- Nickname: BARRA
- Praia da Barra Location within Mozambique
- Coordinates: 23°47′41″S 35°32′17″E﻿ / ﻿23.79472°S 35.53806°E
- Country: Mozambique
- Provinces: Inhambane Province

Area
- • City: 12 km^{2} (4.6 sq mi)
- • Land: 8 km^{2} (3.1 sq mi)
- • Water: 5 km^{2} (1.9 sq mi)
- Elevation: 0 m (0 ft)

Population
- • City: 10,000
- • Urban: 2,000
- Time zone: +1
- Postal code: 1307
- Area code: +258

= Barra Beach =

Barra Beach (Praia da Barra) or simply Barra is a tourist beach in southeastern Mozambique. This holiday settlement lies on the Indian Ocean coast, on the Ponta da Barra peninsula in Inhambane Province, 25 km drive from Inhambane city. A major Mozambican tourist destination, Barra is home to beach resorts, private vacation homes, restaurants and diving charters. Snorkeling is popular below the Barra Lighthouse at low tide where there is a natural tidal pool.
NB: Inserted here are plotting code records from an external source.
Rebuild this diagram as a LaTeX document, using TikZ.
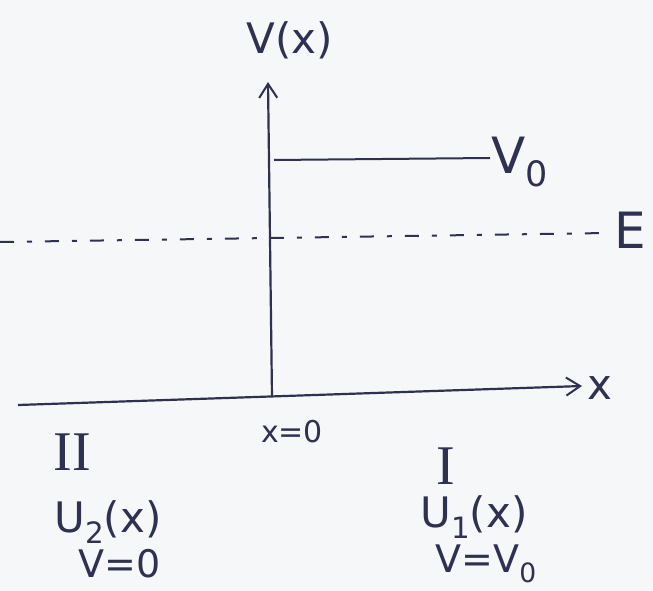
\documentclass[tikz,border=0pt]{standalone}
\usepackage{fontspec}
\setmainfont{DejaVu Sans}
\newfontfamily\romfont{Liberation Serif}
\usetikzlibrary{arrows.meta}
\definecolor{ink}{HTML}{2E3150}
\definecolor{paper}{HTML}{F6F7F9}
\newcommand{\mysub}[1]{\raisebox{-0.25em}{\scalebox{0.7}{#1}}}
\tikzset{
  axis/.style={draw=ink, line width=2.2pt},
  lbl/.style={text=ink, inner sep=0pt, font=\fontsize{42}{46}\selectfont},
  lblb/.style={text=ink, inner sep=0pt, font=\fontsize{38}{42}\selectfont},
  big/.style={text=ink, inner sep=0pt, font=\fontsize{50}{54}\selectfont},
  small/.style={text=ink, inner sep=0pt, font=\fontsize{30}{34}\selectfont},
  rom/.style={text=ink, inner sep=0pt, font=\fontsize{56}{60}\romfont},
  tip/.style={-{Straight Barb[length=14pt,width=18pt,line width=2pt]}},
}
\begin{document}
\begin{tikzpicture}[x=1pt,y=-1pt]
\fill[paper] (0,0) rectangle (653,591);
\useasboundingbox (0,0) rectangle (653,591);
% coordinates
\coordinate (o) at (272,397);
\coordinate (ytop) at (268,82);
\coordinate (xl) at (18,405);
\coordinate (xr) at (582,386);
\coordinate (v0a) at (274,160);
\coordinate (v0b) at (490,158);
\coordinate (ea) at (0,242);
\coordinate (eb) at (608,233);
% axes
\draw[axis,tip] (xl) -- (xr);
\draw[axis,tip] (o) -- (ytop);
\draw[axis, line width=2pt] (v0a) -- (v0b);
\draw[ink, line width=2pt, dash pattern=on 14pt off 13pt on 5pt off 13pt] (ea) -- (eb);
% labels
\node[lbl] (vx) at (290,40) {V(x)};
\node[big] (v0) at (520,162) {V\mysub{0}};
\node[big] (e) at (630,230) {E};
\node[lbl] (xlab) at (600,388) {x};
\node[small] (x0) at (292,432) {x=0};
\node[rom] (r2) at (72,452) {II};
\node[rom] (r1) at (446,466) {I};
\node[lbl] (u2) at (108,522) {U\mysub{2}(x)};
\node[lbl] (u1) at (474,517) {U\mysub{1}(x)};
\node[lblb] (vz) at (120,564) {V=0};
\node[lblb] (vv) at (486,564) {V=V\mysub{0}};
\end{tikzpicture}
\end{document}
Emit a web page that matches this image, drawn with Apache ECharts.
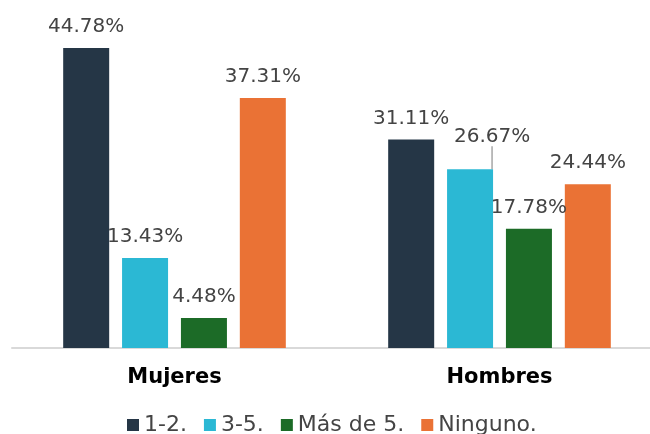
<!DOCTYPE html>
<html>
<head>
<meta charset="utf-8">
<script src="https://cdn.jsdelivr.net/npm/echarts@6/dist/echarts.min.js"></script>
<style>
  html, body { margin: 0; padding: 0; background: #fff; }
  #chart { width: 650px; height: 434px; }
</style>
</head>
<body>
<div id="chart"></div>
<script>
const categories = ['Mujeres', 'Hombres'];
const seriesNames = ['1-2.', '3-5.', 'Más de 5.', 'Ninguno.'];
const unoDos = [44.78, 31.11];
const tresCinco = [13.43, 26.67];
const masDeCinco = [4.48, 17.78];
const ninguno = [37.31, 24.44];
const colors = ['#253646', '#2bb8d4', '#1c6b27', '#ea7235'];

const chart = echarts.init(document.getElementById('chart'));

const font = 'DejaVu Sans';

function makeSeries(name, data, color, extra) {
  return Object.assign({
    name,
    type: 'bar',
    data,
    barWidth: 46,
    barGap: '28%',
    itemStyle: { color },
    label: {
      show: true,
      position: 'top',
      distance: 11,
      formatter: p => p.value.toFixed(2) + '%',
      fontFamily: font,
      fontSize: 20,
      color: '#444'
    }
  }, extra || {});
}

// the 26.67% label is pushed up-right with a leader line
const tresCincoData = tresCinco.map((v, i) => i === 1
  ? { value: v, labelLine: { show: true, lineStyle: { color: '#a6a6a6', width: 1.5 } } }
  : v);

const option = {
  animation: false,
  textStyle: { fontFamily: font },
  grid: { left: 12, right: -12, top: 13, bottom: 86, outerBoundsMode: 'none' },
  legend: {
    left: 122,
    bottom: -7,
    icon: 'rect',
    itemWidth: 12,
    itemHeight: 12,
    itemGap: 17,
    textStyle: { fontSize: 22, color: '#444', fontFamily: font },
    data: seriesNames
  },
  xAxis: {
    type: 'category',
    data: categories,
    axisTick: { show: false },
    axisLine: { lineStyle: { color: '#d9d9d9', width: 2 } },
    axisLabel: { fontSize: 21, fontWeight: 'bold', color: '#000', margin: 19, fontFamily: font }
  },
  yAxis: {
    type: 'value',
    min: 0,
    max: 50,
    show: false
  },
  series: [
    makeSeries(seriesNames[0], unoDos, colors[0]),
    makeSeries(seriesNames[1], tresCincoData, colors[1], {
      labelLayout: p => p.dataIndex === 1 ? { dx: 22, dy: -12 } : {}
    }),
    makeSeries(seriesNames[2], masDeCinco, colors[2]),
    makeSeries(seriesNames[3], ninguno, colors[3])
  ]
};

chart.setOption(option);
</script>
</body>
</html>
The wreck of the SS Inharrime, an Italian built cargo ship that ran aground in 1949, lies exposed nearby. The Barra and Tofo area is one of the global hotspots for divers to see whale sharks, sea turtles and manta rays.

==Tropical Cyclone Dineo==
On 15 February 2017 Tropical Cyclone Dineo reached the Mozambican Coast. Barra was near the epicentre and many resorts, homes and trees were destroyed or damaged. The local fishing community was severely affected.